Development Time Estimate
Using [Effective LOC] effective lines:
| Code Type | Effective LOC | Productivity | Hours |
|---|---|---|---|
| Business Logic | [X] | 20 lines/hr | [X] |
| Custom UI | [X] | 35 lines/hr | [X] |
| Integrations | [X] | 40 lines/hr | [X] |
| Patterns | [X] | 50 lines/hr | [X] |
| Subtotal | [X] hrs |
Overhead: +60% (architecture, debugging, review, testing)
Total Estimated Hours: [X] hours
Cost Estimate
| Scenario | Hourly Rate | Total Hours | Total Cost |
|---|---|---|---|
| Low-end | $75 | [X] | $[X] |
| Average | $125 | [X] | $[X] |
| High-end | $175 | [X] | $[X] |
Recommended Estimate: $[X] - $[X]
Calendar Time
| Company Type | Efficiency | Calendar Weeks | Calendar Time |
|---|---|---|---|
| Solo/Startup | 65% | [X] weeks | ~[X] months |
| Growth Company | 55% | [X] weeks | ~[X] months |
| Enterprise | 45% | [X] weeks | ~[X] months |
Step 6: Claude ROI Analysis (if applicable)
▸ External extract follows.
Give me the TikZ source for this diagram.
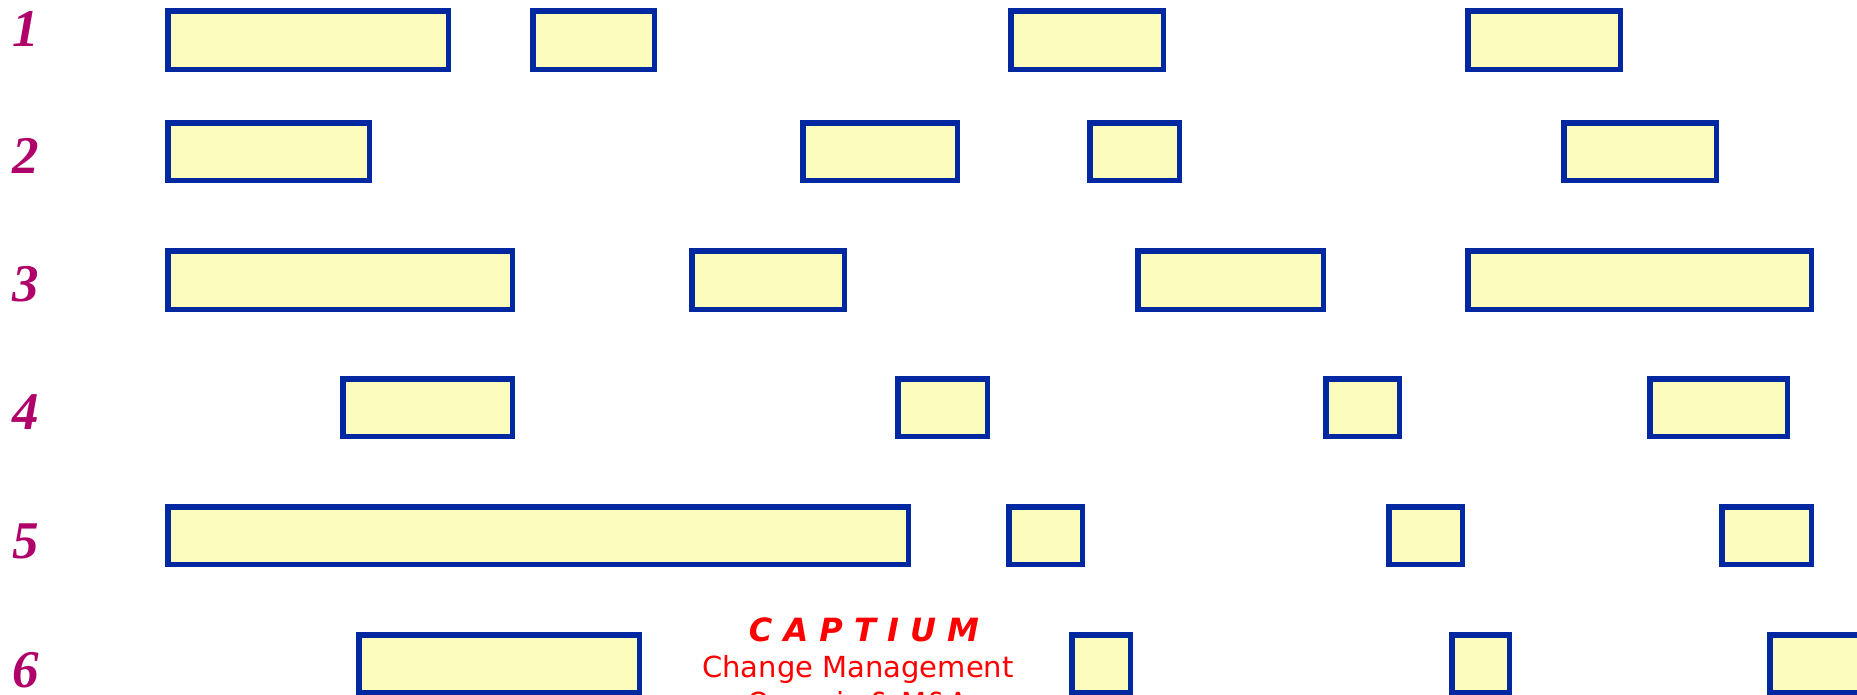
\documentclass[tikz,border=0pt]{standalone}
\usepackage{fontspec}
\setmainfont{DejaVu Sans}
\newfontfamily\digitfont{Liberation Serif}
\definecolor{boxfill}{RGB}{252,252,188}
\definecolor{boxline}{RGB}{0,40,160}
\definecolor{numcol}{RGB}{176,0,106}
\definecolor{captred}{RGB}{255,0,0}
\tikzset{
  barbox/.style={draw=boxline, fill=boxfill, line width=5.5pt, inner sep=0pt, rectangle},
  rownum/.style={text=numcol, font=\digitfont\bfseries\itshape\fontsize{53}{53}\selectfont, inner sep=0pt},
  capttitle/.style={text=captred, font=\bfseries\itshape\fontsize{32}{32}\selectfont, inner sep=0pt, anchor=base},
  captline/.style={text=captred, font=\fontsize{29}{29}\selectfont, inner sep=0pt, anchor=base}
}
\begin{document}
\begin{tikzpicture}[x=1pt,y=-1pt]
\useasboundingbox (0,0) rectangle (1857,694);
\clip (0,0) rectangle (1857,694);
\fill[white] (0,0) rectangle (1857,694);
% boxes: name / x1 / x2 / y1 / y2 (outer edges)
\foreach \n/\a/\b/\c/\d in {
  a1/165/451/8/72, a2/530/657/8/72, a3/1008/1166/8/72, a4/1465/1623/8/72,
  b1/165/372/120/183, b2/800/960/120/183, b3/1087/1182/120/183, b4/1561/1719/120/183,
  c1/165/515/248/312, c2/689/847/248/312, c3/1135/1326/248/312, c4/1465/1814/248/312,
  d1/340/515/376/439, d2/895/990/376/439, d3/1323/1402/376/439, d4/1647/1790/376/439,
  e1/165/911/504/567, e2/1006/1085/504/567, e3/1386/1465/504/567, e4/1719/1814/504/567,
  f1/356/642/632/695, f2/1069/1133/632/695, f3/1449/1512/632/695, f4/1767/1870/632/695}
{
  \node[barbox, minimum width={(\b-\a-5.5)*1pt}, minimum height={(\d-\c-5.5)*1pt}]
    (\n) at ({(\a+\b)/2},{(\c+\d)/2}) {};
}
% row numbers
\node[rownum] (n1) at (26,29) {1};
\node[rownum] (n2) at (26,155.5) {2};
\node[rownum] (n3) at (26,284) {3};
\node[rownum] (n4) at (26,412) {4};
\node[rownum] (n5) at (26,541) {5};
\node[rownum] (n6) at (26,670.5) {6};
% caption text
\node[capttitle] (t1) at (864,641.7) {C A P T I U M};
\node[captline] (t2) at (858,677.3) {Change Management};
\node[captline] (t3) at (858,713) {Organic \& M\&A};
\end{tikzpicture}
\end{document}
If this codebase was built with Claude:
Project Timeline:
- First commit: [date]
- Latest commit: [date]
- Total calendar time: [X] days
Claude Active Hours Estimate: Cluster commits into sessions (4-hour windows), estimate 1-4 hours per session based on commit density.
Value per Claude Hour:
$/Claude Hour = Total Cost Estimate / Claude Active Hours
Speed Multiplier:
Speed = Human Hours / Claude Hours
Common Mistakes to Avoid
- Counting all lines equally - A 50K LOC project with 40K lines of scaffolding is NOT a $500K project
- Including content as code - MDX blog posts are writing, not development
- Full-valuing test boilerplate - Test setup/mocking is highly repetitive
- Ignoring the scaffold ratio - Modern frameworks generate 50-80% of typical codebases
Sanity Checks
Before finalizing, ask:
- Could a competent developer recreate this in [X] weeks? Does the estimate match?
- What % is truly novel vs. "npm install + copy docs"?
- Does the estimate pass the "would I pay this?" test?
A realistic solo web project typically costs $10K-50K, not $100K+. Anything higher requires exceptional complexity justification.